I've launched 37 products in 5 years and not doing that again
Critique of “shotgun” product launching
- Many see “37 products in 5 years” as emblematic of shallow, visionless building: tiny widgets chasing quick money and virality instead of real customer problems.
- This is labeled “shotgun capitalism”: firing many low-effort shots hoping one hits, burning time, customers, and attention instead of coherently expanding around validated demand.
- Several argue that these aren’t really “products” so much as quickly-cranked-out web apps with no moat, in hyper-competitive niches.
Customer discovery and market fit
- Repeated theme: talk to real customers, ideally in domains you already know.
- Suggested process: hang out where they are, become part of their community, run many conversations, find a handful of early adopters, iterate with them for months.
- Books like The Lean Startup and The Mom Test are frequently cited as useful frameworks.
- Others push back that spending years “finding a problem” can be just as wasteful; most people want a middle ground: use existing expertise to narrow ideas, then iterate.
Indie hacker ecosystem, influencers, and survivorship bias
- Many commenters attribute this behavior to an influencer-driven “get rich quick” culture: build fast, tweet screenshots, sell tools to other builders.
- Strong skepticism about copying well-known solo founders, whose later success is heavily brand-driven and subject to survivorship bias.
- Some argue that much of the profit is in “selling shovels” (courses, templates, SaaS-for-SaaS) rather than solving real-world problems.
Ethics and quality of products
- The spammy marketing product that was sold for six figures draws intense condemnation: AI-generated replies, deceptive “testimonials,” exploiting vulnerable people.
- Commenters are disturbed that LLMs are so often used to create spam and low-trust content; some are glad those products don’t seem durable.
Marketing vs building; hobby vs business
- Strong divide: builders who love crafting solid apps vs those focused on validation and revenue.
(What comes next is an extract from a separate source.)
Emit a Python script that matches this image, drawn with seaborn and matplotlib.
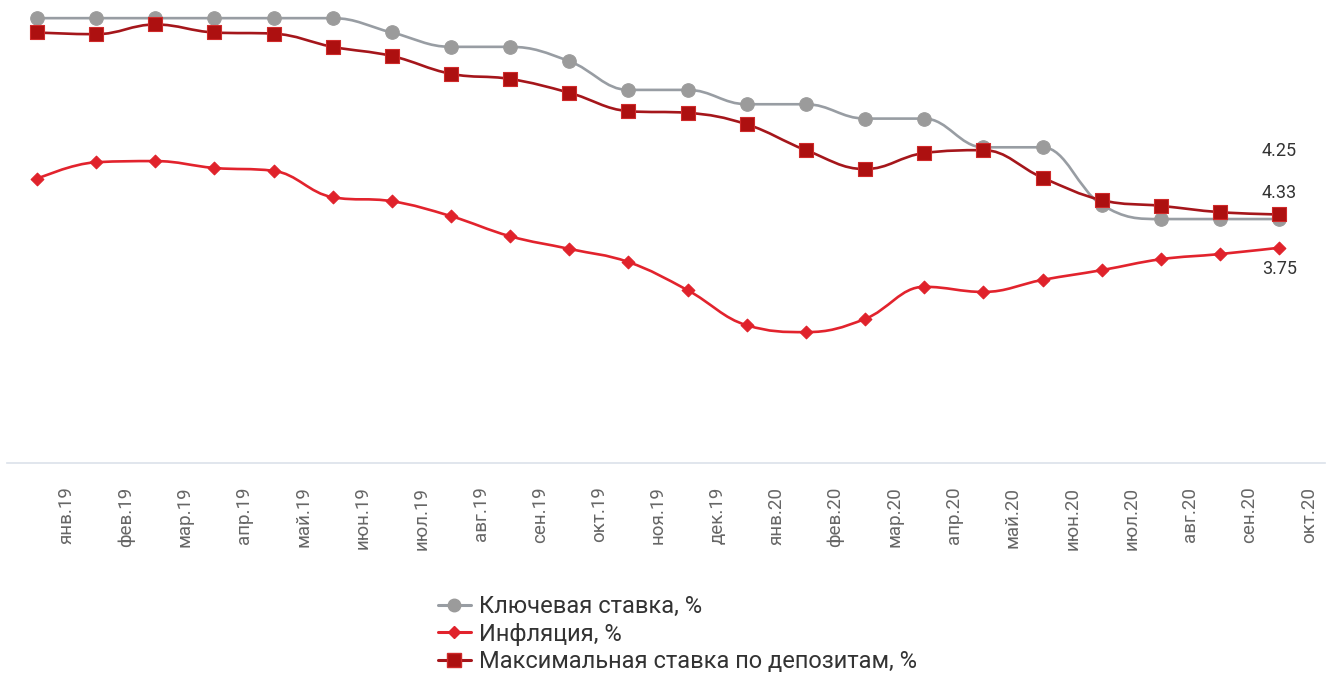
import matplotlib
matplotlib.use("Agg")
import matplotlib.pyplot as plt
import seaborn as sns
import pandas as pd
from matplotlib.path import Path
from matplotlib.patches import PathPatch
from matplotlib.lines import Line2D

# Monthly data, Jan 2019 - Oct 2020
months = ["янв.19", "фев.19", "мар.19", "апр.19", "май.19", "июн.19",
          "июл.19", "авг.19", "сен.19", "окт.19", "ноя.19", "дек.19",
          "янв.20", "фев.20", "мар.20", "апр.20", "май.20", "июн.20",
          "июл.20", "авг.20", "сен.20", "окт.20"]

key_rate = [7.75, 7.75, 7.75, 7.75, 7.75, 7.75, 7.50, 7.25, 7.25, 7.00, 6.50,
            6.50, 6.25, 6.25, 6.00, 6.00, 5.50, 5.50, 4.50, 4.25, 4.25, 4.25]
inflation = [4.95, 5.24, 5.26, 5.14, 5.09, 4.63, 4.56, 4.30, 3.95, 3.73, 3.50,
             3.01, 2.40, 2.28, 2.51, 3.07, 2.98, 3.19, 3.36, 3.55, 3.64, 3.75]
deposit_max = [7.50, 7.47, 7.64, 7.50, 7.48, 7.25, 7.09, 6.78, 6.69, 6.45, 6.13,
               6.10, 5.90, 5.45, 5.12, 5.40, 5.45, 4.97, 4.58, 4.48, 4.37, 4.33]

series_names = ["Ключевая ставка, %", "Инфляция, %", "Максимальная ставка по депозитам, %"]

sns.set_theme(style="white")
plt.rcParams["font.family"] = ["Roboto", "DejaVu Sans"]

fig = plt.figure(figsize=(13.3, 6.73), dpi=100)
ax = fig.add_axes([7 / 1330, 210 / 673, 1318 / 1330, 459.2 / 673])

idx = list(range(len(months)))
df = pd.DataFrame({"idx": idx, "key": key_rate, "infl": inflation, "dep": deposit_max})


def spline_path(xs, ys, smoothing=1.5):
    """Cubic Bezier path through the points with spline-style smoothing."""
    n = len(xs)
    denom = smoothing + 1
    left, right = [None] * n, [None] * n
    for i in range(n):
        x, y = xs[i], ys[i]
        if 0 < i < n - 1:
            lx, ly = xs[i - 1], ys[i - 1]
            nx, ny = xs[i + 1], ys[i + 1]
            lcx, lcy = (smoothing * x + lx) / denom, (smoothing * y + ly) / denom
            rcx, rcy = (smoothing * x + nx) / denom, (smoothing * y + ny) / denom
            if rcx != lcx:
                corr = ((rcy - lcy) * (rcx - x)) / (rcx - lcx) + y - rcy
                lcy += corr
                rcy += corr
            if lcy > ly and lcy > y:
                lcy = max(ly, y); rcy = 2 * y - lcy
            elif lcy < ly and lcy < y:
                lcy = min(ly, y); rcy = 2 * y - lcy
            if rcy > ny and rcy > y:
                rcy = max(ny, y); lcy = 2 * y - rcy
            elif rcy < ny and rcy < y:
                rcy = min(ny, y); lcy = 2 * y - rcy
            left[i], right[i] = (lcx, lcy), (rcx, rcy)
        else:
            left[i] = right[i] = (x, y)
    verts = [(xs[0], ys[0])]
    codes = [Path.MOVETO]
    for i in range(1, n):
        verts += [right[i - 1], left[i], (xs[i], ys[i])]
        codes += [Path.CURVE4] * 3
    return Path(verts, codes)


styles = [
    # column, line colour, marker, marker face, marker edge, marker area
    ("key", "#989da3", "o", "#9b9b9b", "#9b9b9b", 95),
    ("infl", "#e2232d", "D", "#e0222b", "#e0222b", 42),
    ("dep", "#a5161b", "s", "#ad1010", "#cf2a2a", 110),
]

for col, lc, mk, mf, me, ms in styles:
    ax.add_patch(PathPatch(spline_path(df["idx"].tolist(), df[col].tolist()),
                           facecolor="none", edgecolor=lc, lw=1.9,
                           capstyle="round", joinstyle="round", zorder=2))
    sns.scatterplot(data=df, x="idx", y=col, ax=ax, marker=mk, s=ms,
                    color=mf, edgecolor=me, linewidth=0.8, zorder=3, legend=False)

ax.set_xlim(-0.507, 21.775)
ax.set_ylim(0, 8)
ax.set_xlabel("")
ax.set_ylabel("")
ax.set_yticks([])
ax.set_xticks([i + 0.5 for i in idx])
ax.set_xticklabels(months, rotation=90, ha="center", va="top",
                   color="#666666", fontsize=13.5)
ax.tick_params(axis="x", length=12, width=1, color="#ccd6eb", pad=5, direction="out")
for side in ["left", "right", "top"]:
    ax.spines[side].set_visible(False)
ax.spines["bottom"].set_color("#dbe1ea")
ax.spines["bottom"].set_linewidth(1.2)

# Value labels for the last month
last = len(idx) - 1
for col, dy in [("key", 49), ("dep", 15.5), ("infl", -15)]:
    v = df[col].iloc[last]
    ax.annotate(f"{v:.2f}", xy=(last, v), xytext=(0, dy), textcoords="offset points",
                ha="center", va="center", fontsize=13, color="#333333")

handles = [
    Line2D([], [], color=s[1], lw=2.2, marker=s[2], markersize=ms_,
           markerfacecolor=s[3], markeredgecolor=s[4])
    for s, ms_ in zip(styles, [9, 6.5, 10])
]
fig.legend(handles, series_names, loc="center left",
           bbox_to_anchor=(426 / 1330, 39 / 673), frameon=False,
           fontsize=17, labelcolor="#333333", handlelength=1.4,
           handletextpad=0.35, labelspacing=0.19, borderpad=0)

fig.savefig("out.png", dpi=100)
- Several stress: if the goal is income, marketing and distribution matter more than code quality; if the goal is fun/learning, treat it as a hobby and drop business expectations.
- Slow, patient growth and sticking with one problem space are repeatedly recommended, but many admit they struggle with patience.
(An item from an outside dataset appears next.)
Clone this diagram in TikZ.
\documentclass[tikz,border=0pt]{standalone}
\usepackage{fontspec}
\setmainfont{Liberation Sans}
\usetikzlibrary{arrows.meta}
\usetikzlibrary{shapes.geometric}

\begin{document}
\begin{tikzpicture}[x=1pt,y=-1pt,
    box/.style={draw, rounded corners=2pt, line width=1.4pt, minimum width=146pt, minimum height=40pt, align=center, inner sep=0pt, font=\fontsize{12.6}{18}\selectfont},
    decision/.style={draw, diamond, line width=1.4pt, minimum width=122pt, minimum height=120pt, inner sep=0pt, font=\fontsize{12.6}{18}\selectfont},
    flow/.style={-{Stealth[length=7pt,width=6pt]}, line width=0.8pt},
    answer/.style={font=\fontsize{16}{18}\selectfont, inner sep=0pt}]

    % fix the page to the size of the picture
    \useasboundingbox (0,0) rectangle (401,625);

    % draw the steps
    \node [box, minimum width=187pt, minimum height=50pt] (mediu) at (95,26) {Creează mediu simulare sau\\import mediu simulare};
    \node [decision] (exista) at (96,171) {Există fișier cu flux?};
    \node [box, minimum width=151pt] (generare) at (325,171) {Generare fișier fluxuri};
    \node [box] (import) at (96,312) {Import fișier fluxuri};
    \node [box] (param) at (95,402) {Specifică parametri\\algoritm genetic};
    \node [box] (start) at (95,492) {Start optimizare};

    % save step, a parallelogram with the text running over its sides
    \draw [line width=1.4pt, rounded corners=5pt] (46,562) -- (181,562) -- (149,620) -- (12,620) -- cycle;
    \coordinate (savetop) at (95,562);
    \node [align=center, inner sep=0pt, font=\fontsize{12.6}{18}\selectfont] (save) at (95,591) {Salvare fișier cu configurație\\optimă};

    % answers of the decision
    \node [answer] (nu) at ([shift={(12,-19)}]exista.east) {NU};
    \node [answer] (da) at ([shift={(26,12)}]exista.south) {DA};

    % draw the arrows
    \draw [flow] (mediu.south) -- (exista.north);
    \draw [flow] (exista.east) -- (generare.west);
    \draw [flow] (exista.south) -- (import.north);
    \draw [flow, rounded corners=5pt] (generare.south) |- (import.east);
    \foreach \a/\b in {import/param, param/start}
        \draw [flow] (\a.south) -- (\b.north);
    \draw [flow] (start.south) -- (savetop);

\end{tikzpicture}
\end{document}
Economics, exits, and burnout
- The reported revenues and small acquisitions are seen by some as poor compensation for years of work; others note they could be life-changing in lower-cost regions.
- Some see quickly selling small products as a way to clear mental debt (“idea #3487”) even if the cash is modest.
- Several ex-indie hackers describe burning out on this cycle and switching to employment or more focused, long-term businesses.